About the query processing component·
The query processing component is between the search front-end and the index component.
The query processing component analyzes and processes search queries and results.
Both the query processing component and the content processing component perform linguistics processing. Examples of linguistics processing during query processing are word-breaking and stemming.
When the query processing component receives a query from the search front-end, it analyzes and processes the query to attempt to optimize precision, recall, and relevancy. The processed query is then submitted to the index component.
The index component returns a result set based on the processed query back to the query processing component, which in turn processes that result set before sending it back to the search front-end.

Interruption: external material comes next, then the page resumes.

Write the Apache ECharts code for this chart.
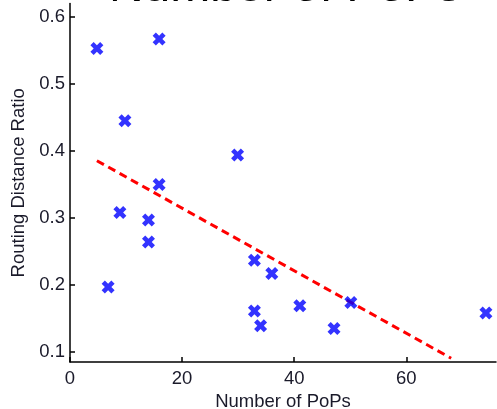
<!DOCTYPE html>
<html>
<head>
<meta charset="utf-8">
<script src="https://cdn.jsdelivr.net/npm/echarts@6/dist/echarts.min.js"></script>
<style>
  html, body { margin: 0; padding: 0; background: #fff; }
  #chart { width: 497px; height: 409px; }
</style>
</head>
<body>
<div id="chart"></div>
<script>
// number of PoPs per network
const pops = [4.8, 15.9, 9.8, 29.9, 15.9, 8.9, 14.0, 14.0, 6.8, 32.9, 36.0, 32.9, 34.0, 41.0, 47.1, 50.1, 74.2]
// routing distance ratio per network
const ratio = [0.553, 0.567, 0.445, 0.394, 0.350, 0.308, 0.297, 0.264, 0.197, 0.237, 0.217, 0.161, 0.139, 0.169, 0.135, 0.174, 0.158]
// fitted trend line, end points
const fitX = [4.8, 68]
const fitY = [0.3855, 0.0906]
const xTicks = [0, 20, 40, 60]
const yTicks = [0.1, 0.2, 0.3, 0.4, 0.5, 0.6]

const font = 'Liberation Sans, Arial, sans-serif'
const crossPath = 'path://M2.5,0 L5,2.5 L7.5,0 L10,2.5 L7.5,5 L10,7.5 L7.5,10 L5,7.5 L2.5,10 L0,7.5 L2.5,5 L0,2.5 Z'

const chart = echarts.init(document.getElementById('chart'))

const axisCommon = {
  axisLine: { show: true, onZero: false, lineStyle: { color: '#000', width: 1.5 } },
  axisTick: { show: true, inside: true, length: 5, lineStyle: { color: '#000', width: 1.5 } },
  splitLine: { show: false },
  nameLocation: 'middle'
}

chart.setOption({
  animation: false,
  // title is cut off by the top of the picture, only its lower edge shows
  graphic: [{
    type: 'text',
    z: 10,
    style: {
      text: 'Number of PoPs',
      x: 285,
      y: 12,
      align: 'center',
      verticalAlign: 'bottom',
      font: '48px ' + font,
      fill: '#000'
    }
  }],
  grid: { left: 70, right: 1, top: 3.6, bottom: 47, outerBoundsMode: 'none', containLabel: false },
  xAxis: {
    ...axisCommon,
    type: 'value',
    min: 0,
    max: 76,
    name: 'Number of PoPs',
    nameGap: 24,
    nameTextStyle: { fontFamily: font, fontSize: 18.5, color: '#1a1a2a' },
    axisTick: { ...axisCommon.axisTick, customValues: xTicks },
    axisLabel: { customValues: xTicks, fontFamily: font, fontSize: 18.5, color: '#1a1a2a', margin: 7 }
  },
  yAxis: {
    ...axisCommon,
    type: 'value',
    min: 0.085,
    max: 0.62,
    name: 'Routing Distance Ratio',
    nameGap: 41,
    nameTextStyle: { fontFamily: font, fontSize: 18.5, color: '#1a1a2a' },
    axisTick: { ...axisCommon.axisTick, customValues: yTicks },
    axisLabel: { customValues: yTicks, fontFamily: font, fontSize: 18.5, color: '#1a1a2a', margin: 5,
      formatter: v => v.toFixed(1) }
  },
  series: [
    {
      type: 'line',
      data: fitX.map((x, i) => [x, fitY[i]]),
      symbol: 'none',
      z: 1,
      lineStyle: { color: '#ff0000', width: 3, type: [8, 5] }
    },
    {
      type: 'scatter',
      data: pops.map((x, i) => [x, ratio[i]]),
      symbol: crossPath,
      symbolSize: 13,
      z: 2,
      itemStyle: { color: '#0000ff' }
    }
  ]
})
</script>
</body>
</html>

Search administration is composed of the search administration component and its corresponding database.
About the search administration component:
The search administration component is responsible for running a number of system processes that are essential to search.
This component carries out provisioning, which is to add and initialize additional instances of the other search components.
About the search administration database
The search administration database stores search configuration data, such as the topology, crawl rules, query rules, and the mappings between crawled and managed properties.
The analytics architecture consists of the analytics processing component, analytics reporting database and link database.
About the analytics processing component
The analytics processing component performs two types of analyses: search analytics and usage analytics. This component uses information from these analyses to improve search relevance, create search reports, and generate recommendations and deep links.
Search analytics is about extracting information such as — links, the number of times an item is clicked, anchor text, data related to people, and metadata – from the link database. This information is important to relevance.
Usage analytics is about analyzing usage log information received from the front-end via the event store. Usage analytics generates usage and statistics reports.
The results from the analyses are added to the items in the search index. In addition, results from usage analytics are stored in the analytics reporting database.
About the link database:
The link database stores information extracted by the content processing component. In addition, it stores information about search clicks; the number of times people click on a search result from the search result page. This information is stored unprocessed, to be analyzed by the analytics processing component.
About the analytics reporting database
The analytics reporting database stores the results of usage analytics.· In addition, the analytics reporting database also stores statistics information from the analyses. SharePoint uses this information to create Excel reports that show different statistics.
About the event store
The event store holds usage events that are captured on the front-end, such as the number of times an item is viewed. These usage events are stored as log files on the application server that hosts the analytics processing component.